夕方の村を散策する、まだ日差しが強くシェスタの時間なので村は閑散としていた。 インフォメーション(奇跡的にオープンしていた!)でお姉さんに見どころなど確認して地図をもらってから、駐車場に戻る。

車のアラームを確認するとまだ点灯していたので仕方なくエンジンオイルの量をチェックすると、なんと「minimumラインぎりぎり」だった。 レンタカー会社のお姉さんよ、ごちゃごちゃ偉そうにいろいろ言う前に基本的なチェックくらいしておけよ!とぶつぶつ言うしかないのだった。

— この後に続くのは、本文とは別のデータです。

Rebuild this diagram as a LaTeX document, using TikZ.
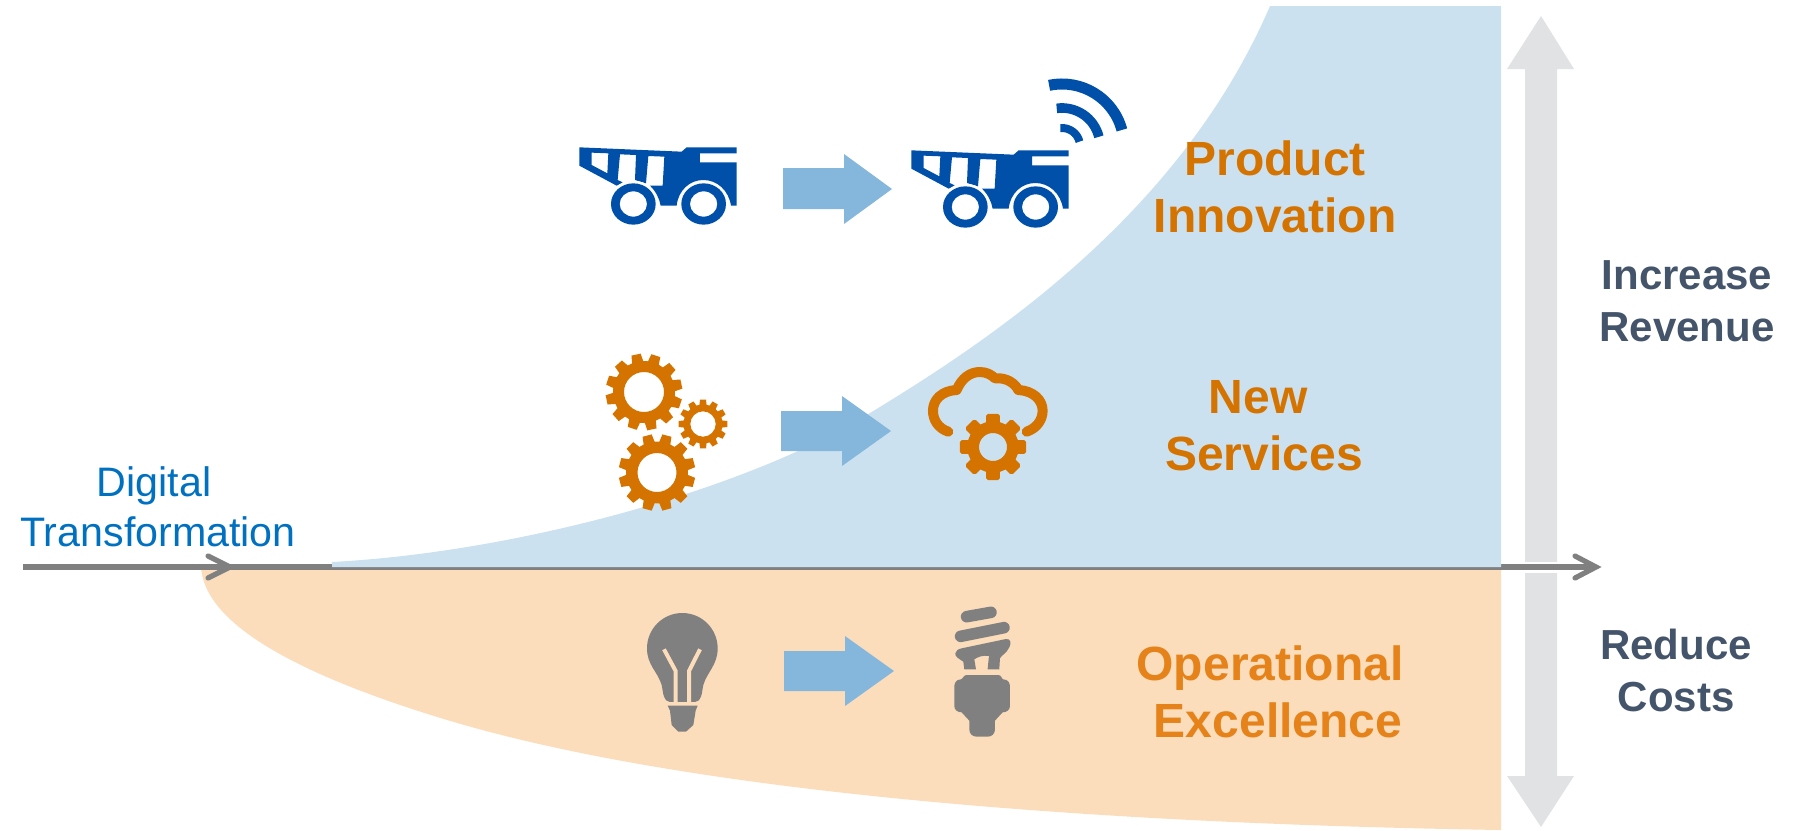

さて、夕食かな。 パラドールのレストランは避けて村のレストランに行く。時間は20:30では村一番人気のレストランはまだオープンしていなかった。 オープンするまで、パラドールの横の見晴らし台からの景色を見ながら過ごそうということにした。気温が下がってきて吹く風が気持ちよい。

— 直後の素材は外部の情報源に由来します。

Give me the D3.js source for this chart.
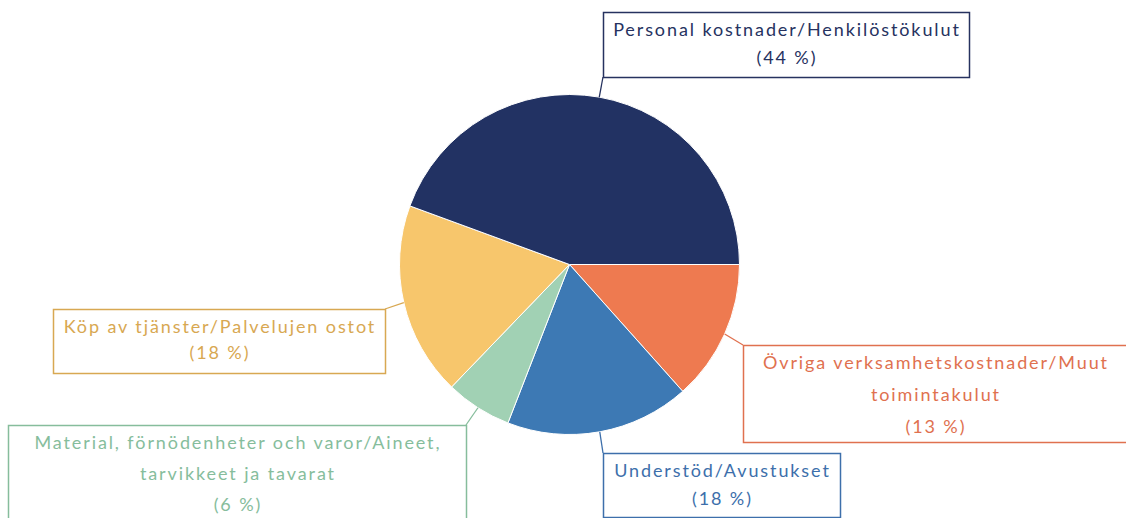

夜になって人が多くなってきていた。 突然若いおにいさが近寄ってきて「写真とってくれませんか?」と言われた。 いいですよというと見晴らし台まで連れて行かれた、そこにはなんと30人ほどの若者が集まっていた。

最初は普通に、次は好きなポーズで、などと注文を付けられて撮影開始。 若者たちはテンション高く撮影のたびに大騒ぎする、カメラマンのぼくはみんなから「ヒュー、ヒュー」言われ人気者になってしまった。

若いお兄さんは学校の先生で、若い連中は学生だった。 なんだか突然人気者になってしまい、面白かった。

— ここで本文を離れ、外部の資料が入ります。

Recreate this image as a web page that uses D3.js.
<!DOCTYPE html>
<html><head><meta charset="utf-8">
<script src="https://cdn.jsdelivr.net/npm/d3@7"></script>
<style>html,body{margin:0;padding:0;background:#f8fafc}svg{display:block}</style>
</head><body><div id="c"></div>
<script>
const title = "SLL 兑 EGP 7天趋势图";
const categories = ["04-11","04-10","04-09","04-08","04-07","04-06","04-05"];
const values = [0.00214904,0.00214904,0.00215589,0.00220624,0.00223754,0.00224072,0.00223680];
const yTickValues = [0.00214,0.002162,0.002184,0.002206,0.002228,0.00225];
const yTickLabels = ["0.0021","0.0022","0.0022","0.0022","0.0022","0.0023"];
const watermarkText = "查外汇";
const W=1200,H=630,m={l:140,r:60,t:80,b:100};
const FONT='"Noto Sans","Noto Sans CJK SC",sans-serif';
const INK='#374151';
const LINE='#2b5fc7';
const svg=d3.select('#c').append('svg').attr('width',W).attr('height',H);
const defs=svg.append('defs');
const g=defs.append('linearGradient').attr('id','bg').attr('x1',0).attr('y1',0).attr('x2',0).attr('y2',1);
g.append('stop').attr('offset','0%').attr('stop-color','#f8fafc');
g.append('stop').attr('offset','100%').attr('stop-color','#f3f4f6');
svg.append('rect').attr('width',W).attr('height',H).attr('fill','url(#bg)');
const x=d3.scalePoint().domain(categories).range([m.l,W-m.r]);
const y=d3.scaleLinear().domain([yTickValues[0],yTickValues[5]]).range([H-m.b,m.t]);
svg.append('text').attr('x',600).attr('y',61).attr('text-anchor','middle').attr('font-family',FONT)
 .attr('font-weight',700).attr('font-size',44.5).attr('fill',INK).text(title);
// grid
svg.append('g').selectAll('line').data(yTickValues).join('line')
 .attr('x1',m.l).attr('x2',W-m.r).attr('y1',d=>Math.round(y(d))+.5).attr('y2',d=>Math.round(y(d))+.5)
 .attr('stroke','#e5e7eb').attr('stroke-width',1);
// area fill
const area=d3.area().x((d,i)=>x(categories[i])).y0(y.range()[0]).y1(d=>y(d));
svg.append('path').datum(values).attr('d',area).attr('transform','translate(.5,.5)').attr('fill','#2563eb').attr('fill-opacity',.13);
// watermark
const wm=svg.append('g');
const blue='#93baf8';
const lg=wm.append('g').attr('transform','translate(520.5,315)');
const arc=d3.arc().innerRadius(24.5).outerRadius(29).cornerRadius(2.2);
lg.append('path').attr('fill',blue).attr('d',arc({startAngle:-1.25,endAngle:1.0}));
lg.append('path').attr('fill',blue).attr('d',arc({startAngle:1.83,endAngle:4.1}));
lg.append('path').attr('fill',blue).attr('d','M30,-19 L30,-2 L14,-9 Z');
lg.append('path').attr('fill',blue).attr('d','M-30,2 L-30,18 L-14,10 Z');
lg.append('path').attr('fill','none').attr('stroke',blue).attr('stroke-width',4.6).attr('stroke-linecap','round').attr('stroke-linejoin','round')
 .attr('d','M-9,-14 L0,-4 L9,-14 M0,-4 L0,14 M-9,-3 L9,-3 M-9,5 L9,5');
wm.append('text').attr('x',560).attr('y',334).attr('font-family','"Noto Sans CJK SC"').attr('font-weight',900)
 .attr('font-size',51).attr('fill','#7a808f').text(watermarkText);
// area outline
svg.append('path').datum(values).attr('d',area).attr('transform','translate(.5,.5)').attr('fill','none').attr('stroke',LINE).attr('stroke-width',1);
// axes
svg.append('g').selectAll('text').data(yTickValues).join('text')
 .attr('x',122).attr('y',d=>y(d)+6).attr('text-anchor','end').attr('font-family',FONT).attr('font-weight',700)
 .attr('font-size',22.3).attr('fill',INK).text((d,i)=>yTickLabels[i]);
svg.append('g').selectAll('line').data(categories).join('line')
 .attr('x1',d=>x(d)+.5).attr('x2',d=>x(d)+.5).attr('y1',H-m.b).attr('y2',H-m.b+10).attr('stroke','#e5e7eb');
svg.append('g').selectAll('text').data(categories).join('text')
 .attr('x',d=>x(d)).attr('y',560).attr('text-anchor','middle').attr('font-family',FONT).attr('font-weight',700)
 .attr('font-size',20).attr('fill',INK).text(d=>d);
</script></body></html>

レストランは開店直後の21時にも関わらずほぼ予約で満席だったが、なんとか庭のテーブルに滑り込んだ。

お勧めの地元料理のセットとワインをオーダーしたが、量が多くてお腹がいっぱいになってデザートがきつかった。 注文の時に確認したら「セットはそれぞれの量が少ないから大丈夫よ!」と言われて信用してしまったが、いつものように一皿をシェアするほうががいいなと改めて思った。

このレストラン、次々に予約客がやってきて満席だ、予約のない客は断られていたので早くきてラッキーだったなぁ。

ゆっくりと食事してから夜の村をぶらぶらする、時刻は23時過ぎで村の住民たちは家の前に椅子を出してきてお話ししながら夕涼みしている。子供たちは道路を走り回り元気に遊んでいる。 広場ではじいさんたちが世間話に夢中。 平和な風景なのだった。

昼間はゴーストタウンのように静かな村、夜になるとこの人でこの活気、どの村も同じだが、本当にこの国はおもしろい。